Я далек от того, чтобы, защищая платонизм, в то же время отнестись легкомысленно к делёзовским интуициям. В известном смысле можно признать «позитивную силу» в изгнании представлений о произведении искусства как копии оригинала и репродукции модели (в данном случае безразлично, понимается ли под «моделью» духовный архетип или обнаженная натурщица). Механическое копирование извне данных образцов ведет к самым печальным последствиям. Вместо икон мы имеем дело тогда со стилизациями, лишенными духовной и эстетической ценности. Но, как мне кажется, следование парадигмам — прежде всего в области сакрального искусства — вовсе и не подразумевает создание зеркально-пассивных копий и репродукций. Оба эти понятия приложимы более всего к натурализму как методу воспроизведения явлений мира, данного чувственному восприятию, и не соответствуют тем сложнейшим процессам, которые приводят к созданию подлинной иконы. Поэтому в призыве к разрушению моделей и копий в искусстве «ради воцарения созидающего хаоса» (Делёз) — в контексте современной кризисной ситуации — можно усмотреть и позитивный, а не только негативно-деструктивный смысл.
После расшаркивания перед Делёзом рассмотрим еще раз три возможности:
1. Художник творит, «взирая на неизменно сущее». Он следует вечным образцам (парадигмам). Его творения тем прекрасней, чем более на них запечатлеваются эти архетипы.
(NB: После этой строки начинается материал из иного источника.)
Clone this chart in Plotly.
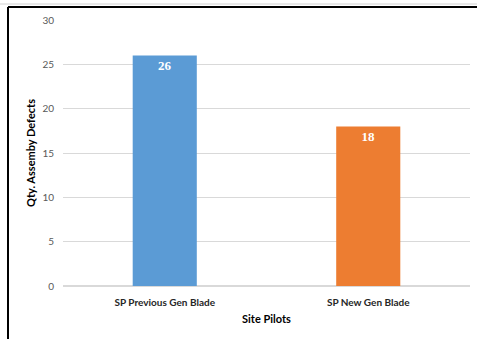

2. Художник работает, взирая «на нечто возникшее». Слово «первообраз» в данном случае лучше было бы заменить словом «образец» (парадигма) или «модель». Понятие первообраза (архетип) употребимо только в случае взирания на вечные образцы. Яблоки на тарелке в любом случае первообразом не назовешь, даже если на них взирал Сезанн. Такая копия земного образца — даже красивая с обычной точки зрения — для Платона является чем-то «дурным».
3. Художник не взирает ни на вечные идеи, ни на обнаженных натурщиц, а создает «хаосмос» симулякров.
Ясно, что если речь идет о сакральном искусстве (в нашем случае мы говорим прежде всего о византийской и древнерусской иконописи), то надо сосредоточиться на рассмотрении первой возможности. На первый взгляд иконописец и являет собой пример художника, исключительно взирающего на «неизменно сущее»: на мир божественных архетипов. Но так ли это в действительности? Что являлось парадигмами (прообразами) для средневековых иконописцев?
Для начала обозначу две сферы прообразов.
Сфера прообразов сотворенного Богом мира. Согласно Платону, «о том, что лишь воспроизводит первообраз и являет собой лишь подобие настоящего образа и говорить можно не более как правдоподобно» (29 с). Вопрошающим «приходится довольствоваться в таких вопросах правдоподобным мифом, не требуя большего». На мой взгляд, самая разумная позиция.
Если же не довольствоваться «правдоподобным мифом», а пытаться дать чисто понятийное истолкование мира прообразов (эйдосов, творящих моделей, парадигм), то мало того, что рассудок натыкается на непреодолимые и непримиримые антиномии, но он постоянно будет — если речь идет о богословах — одержим страхом перед впадением в ересь. Средневековое отношение к миру идей можно определить как пронизанное настроением: и хочется, и колется. С одной стороны, опасливое отвержение «соблазнов» языческой мудрости, с другой — обильное цитирование неоплатоников, но в скрытой и христианизированной (как тогда казалось) форме, пренебрегая ссылками на тексты, заимствованные у Плотина и Прокла. Не буду входить в дальнейшую характеристику византийских попыток найти место миру идей (архетипов), не вступая в противоречие с общим антигностическим духом того времени. Больший интерес представляют усилия русских софиологов выйти из тупика «школьного богословия» и подойти к конкретному познанию духовно-божественных эйдосов. Но, оставаясь в рамках поставленной мной задачи, хочу ограничиться только кратким указанием на то, что идеи («порождающие модели») византийские теологи находили в «„предвечном совете“ Божием». Это были, согласно Иоанну Дамаскину, изображения и образцы (парадигмы) того, что имеет от Него (Бога. — В. И.) быть. Такие парадигмы всего имеющего быть в тварном мире «прежде своего бытия наделяемы признаками и образами» (курсив мой. — В. И.). Следовательно, эйдос (архетип) в лоне Божества уже обладает некоей образной структурой, поэтому Флоренский и называл творящие идеи ликами. «По-гречески, — подчеркивал Флоренский — лик называется идеей». «В этом именно смысле лика, — явленной духовной сущности, созерцаемого вечного смысла, пренебесной красоты некоторой действительности, ее горнего первообраза, луча от источника всех образов, — было использовано слово идея Платоном» (Иконостас).